** START **

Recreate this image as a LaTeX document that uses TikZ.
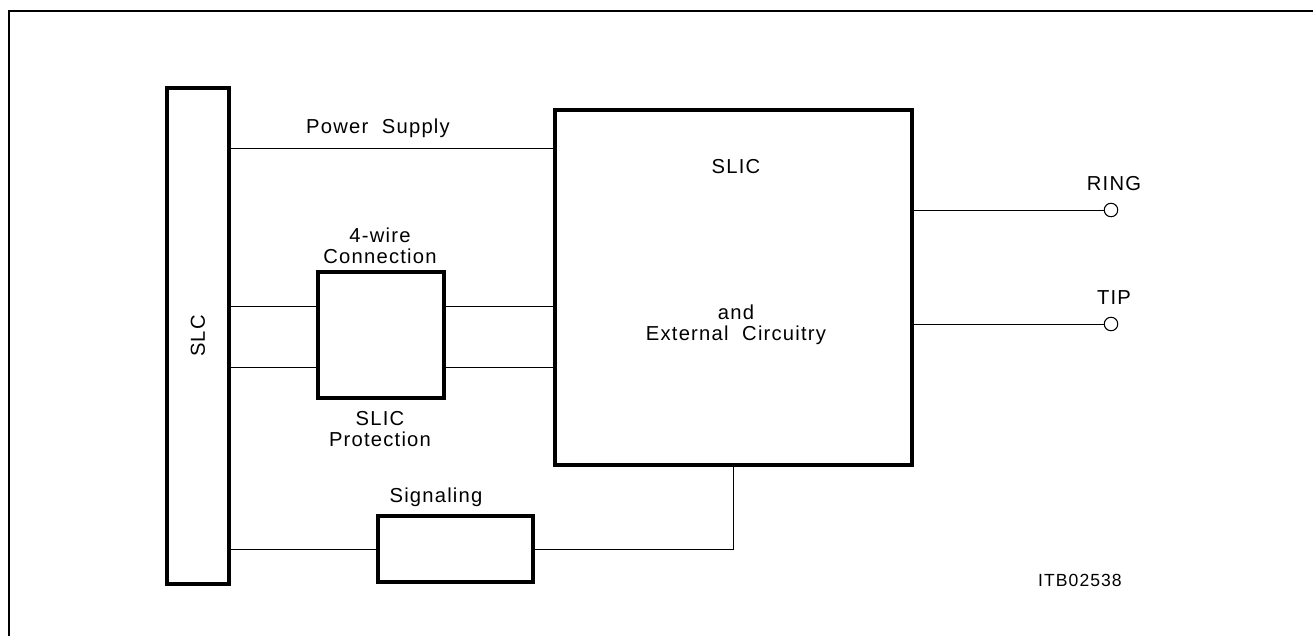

** END **
** START **

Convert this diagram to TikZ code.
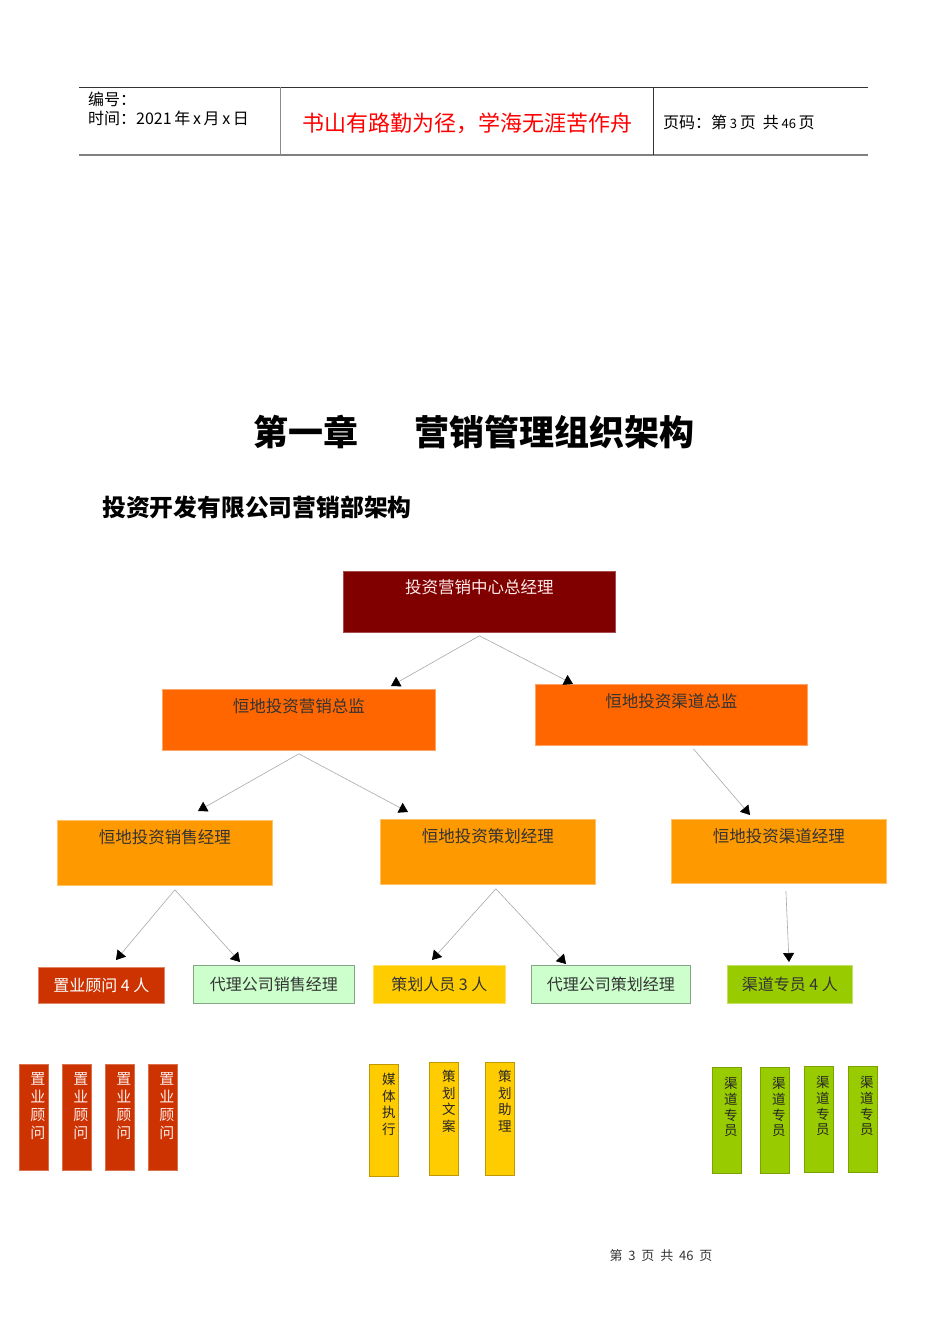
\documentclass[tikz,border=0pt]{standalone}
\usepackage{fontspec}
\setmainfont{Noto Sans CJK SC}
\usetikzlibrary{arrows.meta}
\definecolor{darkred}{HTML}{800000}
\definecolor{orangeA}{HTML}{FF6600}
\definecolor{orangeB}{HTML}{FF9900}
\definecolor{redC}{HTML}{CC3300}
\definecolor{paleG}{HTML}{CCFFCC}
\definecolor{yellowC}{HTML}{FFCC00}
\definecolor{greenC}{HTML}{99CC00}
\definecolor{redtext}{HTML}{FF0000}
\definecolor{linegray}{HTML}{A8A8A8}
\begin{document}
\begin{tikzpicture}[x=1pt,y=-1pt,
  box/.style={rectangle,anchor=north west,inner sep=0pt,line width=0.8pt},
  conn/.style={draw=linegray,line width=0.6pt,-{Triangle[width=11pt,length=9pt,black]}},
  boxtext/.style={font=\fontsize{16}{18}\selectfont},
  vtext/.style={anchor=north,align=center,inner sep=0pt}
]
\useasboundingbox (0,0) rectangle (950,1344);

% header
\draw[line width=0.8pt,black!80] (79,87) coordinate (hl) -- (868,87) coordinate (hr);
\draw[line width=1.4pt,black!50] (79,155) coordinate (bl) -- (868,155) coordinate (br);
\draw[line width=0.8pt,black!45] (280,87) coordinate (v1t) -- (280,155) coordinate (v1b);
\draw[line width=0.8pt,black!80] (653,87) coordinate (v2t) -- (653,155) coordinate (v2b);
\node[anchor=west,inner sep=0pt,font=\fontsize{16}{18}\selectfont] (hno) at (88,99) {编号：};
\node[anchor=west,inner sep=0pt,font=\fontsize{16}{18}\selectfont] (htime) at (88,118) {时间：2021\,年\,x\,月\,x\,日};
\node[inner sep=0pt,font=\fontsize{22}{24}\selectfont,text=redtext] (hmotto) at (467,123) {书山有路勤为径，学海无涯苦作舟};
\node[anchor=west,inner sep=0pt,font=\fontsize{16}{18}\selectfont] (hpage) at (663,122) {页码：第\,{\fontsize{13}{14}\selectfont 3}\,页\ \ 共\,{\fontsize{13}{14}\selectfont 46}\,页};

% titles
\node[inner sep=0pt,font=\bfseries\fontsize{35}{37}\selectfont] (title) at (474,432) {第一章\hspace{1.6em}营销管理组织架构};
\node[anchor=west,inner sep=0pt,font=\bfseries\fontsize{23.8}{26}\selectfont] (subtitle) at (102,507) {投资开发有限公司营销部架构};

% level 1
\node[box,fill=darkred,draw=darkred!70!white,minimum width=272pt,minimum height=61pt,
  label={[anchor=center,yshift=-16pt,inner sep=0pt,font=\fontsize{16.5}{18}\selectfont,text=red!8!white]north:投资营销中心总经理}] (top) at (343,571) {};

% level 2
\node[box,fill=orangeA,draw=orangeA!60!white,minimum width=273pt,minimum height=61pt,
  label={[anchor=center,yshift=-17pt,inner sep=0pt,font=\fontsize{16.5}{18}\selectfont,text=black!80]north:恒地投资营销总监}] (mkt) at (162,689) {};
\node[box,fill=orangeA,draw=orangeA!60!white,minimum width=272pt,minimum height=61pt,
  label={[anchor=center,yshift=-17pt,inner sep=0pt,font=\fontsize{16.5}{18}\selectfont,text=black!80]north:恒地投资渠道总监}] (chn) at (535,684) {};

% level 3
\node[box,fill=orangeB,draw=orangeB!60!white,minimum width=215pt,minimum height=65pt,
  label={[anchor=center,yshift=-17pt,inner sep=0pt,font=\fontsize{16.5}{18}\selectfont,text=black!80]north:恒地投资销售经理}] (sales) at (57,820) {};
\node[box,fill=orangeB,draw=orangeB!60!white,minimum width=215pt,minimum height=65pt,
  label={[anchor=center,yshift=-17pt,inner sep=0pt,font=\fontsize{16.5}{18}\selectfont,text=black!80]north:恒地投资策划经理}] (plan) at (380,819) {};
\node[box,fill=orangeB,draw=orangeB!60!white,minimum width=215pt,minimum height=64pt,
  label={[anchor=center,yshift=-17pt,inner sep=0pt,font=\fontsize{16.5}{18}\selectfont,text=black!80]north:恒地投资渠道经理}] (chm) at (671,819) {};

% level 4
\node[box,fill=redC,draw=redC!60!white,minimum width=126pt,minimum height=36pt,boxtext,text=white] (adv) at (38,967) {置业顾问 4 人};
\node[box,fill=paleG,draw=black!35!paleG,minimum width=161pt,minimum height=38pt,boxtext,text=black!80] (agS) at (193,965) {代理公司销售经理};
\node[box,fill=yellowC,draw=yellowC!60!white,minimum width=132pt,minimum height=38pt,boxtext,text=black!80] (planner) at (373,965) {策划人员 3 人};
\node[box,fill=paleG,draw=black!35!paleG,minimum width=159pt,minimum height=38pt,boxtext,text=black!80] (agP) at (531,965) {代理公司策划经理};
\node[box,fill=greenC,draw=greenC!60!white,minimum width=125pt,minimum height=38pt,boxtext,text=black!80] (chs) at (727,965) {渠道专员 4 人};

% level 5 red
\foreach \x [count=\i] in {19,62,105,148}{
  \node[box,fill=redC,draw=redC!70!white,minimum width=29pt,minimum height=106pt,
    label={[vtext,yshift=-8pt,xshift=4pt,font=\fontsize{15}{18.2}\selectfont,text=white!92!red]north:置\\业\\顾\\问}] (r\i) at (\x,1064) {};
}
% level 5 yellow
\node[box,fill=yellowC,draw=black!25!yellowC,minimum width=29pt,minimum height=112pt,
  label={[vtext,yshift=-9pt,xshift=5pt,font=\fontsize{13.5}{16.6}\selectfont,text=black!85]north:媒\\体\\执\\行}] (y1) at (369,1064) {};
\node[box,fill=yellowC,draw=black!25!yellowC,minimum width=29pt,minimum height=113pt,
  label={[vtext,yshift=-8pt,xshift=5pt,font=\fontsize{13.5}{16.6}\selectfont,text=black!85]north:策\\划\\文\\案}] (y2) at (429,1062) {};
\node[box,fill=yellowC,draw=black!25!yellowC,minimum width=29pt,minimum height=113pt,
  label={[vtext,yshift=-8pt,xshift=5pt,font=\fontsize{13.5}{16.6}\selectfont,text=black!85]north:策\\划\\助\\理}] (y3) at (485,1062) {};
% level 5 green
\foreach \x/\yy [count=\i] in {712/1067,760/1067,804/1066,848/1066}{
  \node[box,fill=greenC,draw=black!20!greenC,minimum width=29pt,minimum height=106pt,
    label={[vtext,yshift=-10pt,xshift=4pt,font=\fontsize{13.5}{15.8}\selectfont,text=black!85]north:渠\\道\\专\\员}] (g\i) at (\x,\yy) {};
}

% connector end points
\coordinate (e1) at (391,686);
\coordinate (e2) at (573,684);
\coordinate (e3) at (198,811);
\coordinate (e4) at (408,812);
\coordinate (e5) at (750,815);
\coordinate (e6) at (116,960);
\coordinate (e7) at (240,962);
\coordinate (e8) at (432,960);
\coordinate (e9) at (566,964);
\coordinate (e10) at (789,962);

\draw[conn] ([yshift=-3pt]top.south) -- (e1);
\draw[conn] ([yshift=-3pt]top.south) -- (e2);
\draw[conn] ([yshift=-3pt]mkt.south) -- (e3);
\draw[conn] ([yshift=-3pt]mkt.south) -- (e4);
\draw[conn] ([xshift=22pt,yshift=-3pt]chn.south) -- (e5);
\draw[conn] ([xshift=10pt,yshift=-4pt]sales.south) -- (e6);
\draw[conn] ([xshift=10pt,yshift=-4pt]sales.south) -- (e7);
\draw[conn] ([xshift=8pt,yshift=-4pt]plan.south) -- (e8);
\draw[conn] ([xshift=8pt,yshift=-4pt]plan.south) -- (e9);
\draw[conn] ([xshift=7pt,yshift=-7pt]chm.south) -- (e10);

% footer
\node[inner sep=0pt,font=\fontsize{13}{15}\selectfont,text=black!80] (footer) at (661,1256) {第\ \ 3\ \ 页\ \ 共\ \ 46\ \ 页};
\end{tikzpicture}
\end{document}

** END **
** START **

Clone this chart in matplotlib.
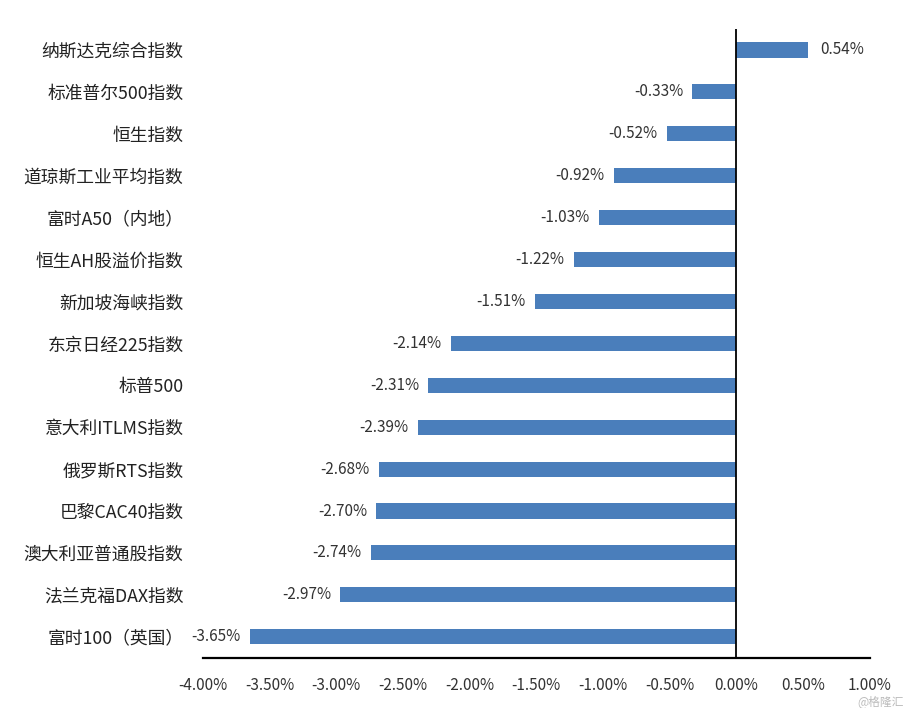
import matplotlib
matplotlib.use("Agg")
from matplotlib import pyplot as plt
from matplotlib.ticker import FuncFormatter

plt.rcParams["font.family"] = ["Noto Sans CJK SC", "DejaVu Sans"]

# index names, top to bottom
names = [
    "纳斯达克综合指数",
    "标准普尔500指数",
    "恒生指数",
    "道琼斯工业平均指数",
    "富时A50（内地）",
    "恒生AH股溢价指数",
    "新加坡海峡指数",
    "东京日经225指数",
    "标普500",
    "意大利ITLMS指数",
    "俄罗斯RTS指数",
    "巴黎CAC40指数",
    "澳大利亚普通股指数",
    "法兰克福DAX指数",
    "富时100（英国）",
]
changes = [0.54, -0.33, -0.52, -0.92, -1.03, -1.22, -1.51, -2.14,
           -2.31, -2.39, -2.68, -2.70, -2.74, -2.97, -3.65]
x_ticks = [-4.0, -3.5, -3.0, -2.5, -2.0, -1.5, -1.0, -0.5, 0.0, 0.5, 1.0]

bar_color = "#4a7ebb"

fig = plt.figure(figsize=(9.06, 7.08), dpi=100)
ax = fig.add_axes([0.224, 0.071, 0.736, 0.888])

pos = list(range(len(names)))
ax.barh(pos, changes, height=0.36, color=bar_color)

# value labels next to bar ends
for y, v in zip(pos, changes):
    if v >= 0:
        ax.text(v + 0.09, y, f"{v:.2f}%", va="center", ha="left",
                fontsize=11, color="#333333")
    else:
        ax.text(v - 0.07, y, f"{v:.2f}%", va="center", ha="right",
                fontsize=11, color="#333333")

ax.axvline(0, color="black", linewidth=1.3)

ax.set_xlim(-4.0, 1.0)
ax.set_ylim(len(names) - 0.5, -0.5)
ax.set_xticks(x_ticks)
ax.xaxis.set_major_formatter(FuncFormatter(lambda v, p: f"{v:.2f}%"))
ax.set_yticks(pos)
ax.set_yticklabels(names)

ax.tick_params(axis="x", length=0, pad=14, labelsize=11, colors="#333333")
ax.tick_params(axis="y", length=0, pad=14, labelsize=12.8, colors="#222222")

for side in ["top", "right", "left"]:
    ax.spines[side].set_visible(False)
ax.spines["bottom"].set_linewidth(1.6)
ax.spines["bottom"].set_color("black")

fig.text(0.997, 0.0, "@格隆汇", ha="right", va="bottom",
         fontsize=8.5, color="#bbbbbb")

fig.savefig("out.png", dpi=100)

** END **

Retype only the lines above from the one with "Convert this diagram to TikZ code." through the one with "(0,0) rectangle (950,1344);", exactly and with both ends. Images stay out.

▶ [FINAL RESULT]
Convert this diagram to TikZ code.
\documentclass[tikz,border=0pt]{standalone}
\usepackage{fontspec}
\setmainfont{Noto Sans CJK SC}
\usetikzlibrary{arrows.meta}
\definecolor{darkred}{HTML}{800000}
\definecolor{orangeA}{HTML}{FF6600}
\definecolor{orangeB}{HTML}{FF9900}
\definecolor{redC}{HTML}{CC3300}
\definecolor{paleG}{HTML}{CCFFCC}
\definecolor{yellowC}{HTML}{FFCC00}
\definecolor{greenC}{HTML}{99CC00}
\definecolor{redtext}{HTML}{FF0000}
\definecolor{linegray}{HTML}{A8A8A8}
\begin{document}
\begin{tikzpicture}[x=1pt,y=-1pt,
  box/.style={rectangle,anchor=north west,inner sep=0pt,line width=0.8pt},
  conn/.style={draw=linegray,line width=0.6pt,-{Triangle[width=11pt,length=9pt,black]}},
  boxtext/.style={font=\fontsize{16}{18}\selectfont},
  vtext/.style={anchor=north,align=center,inner sep=0pt}
]
\useasboundingbox (0,0) rectangle (950,1344);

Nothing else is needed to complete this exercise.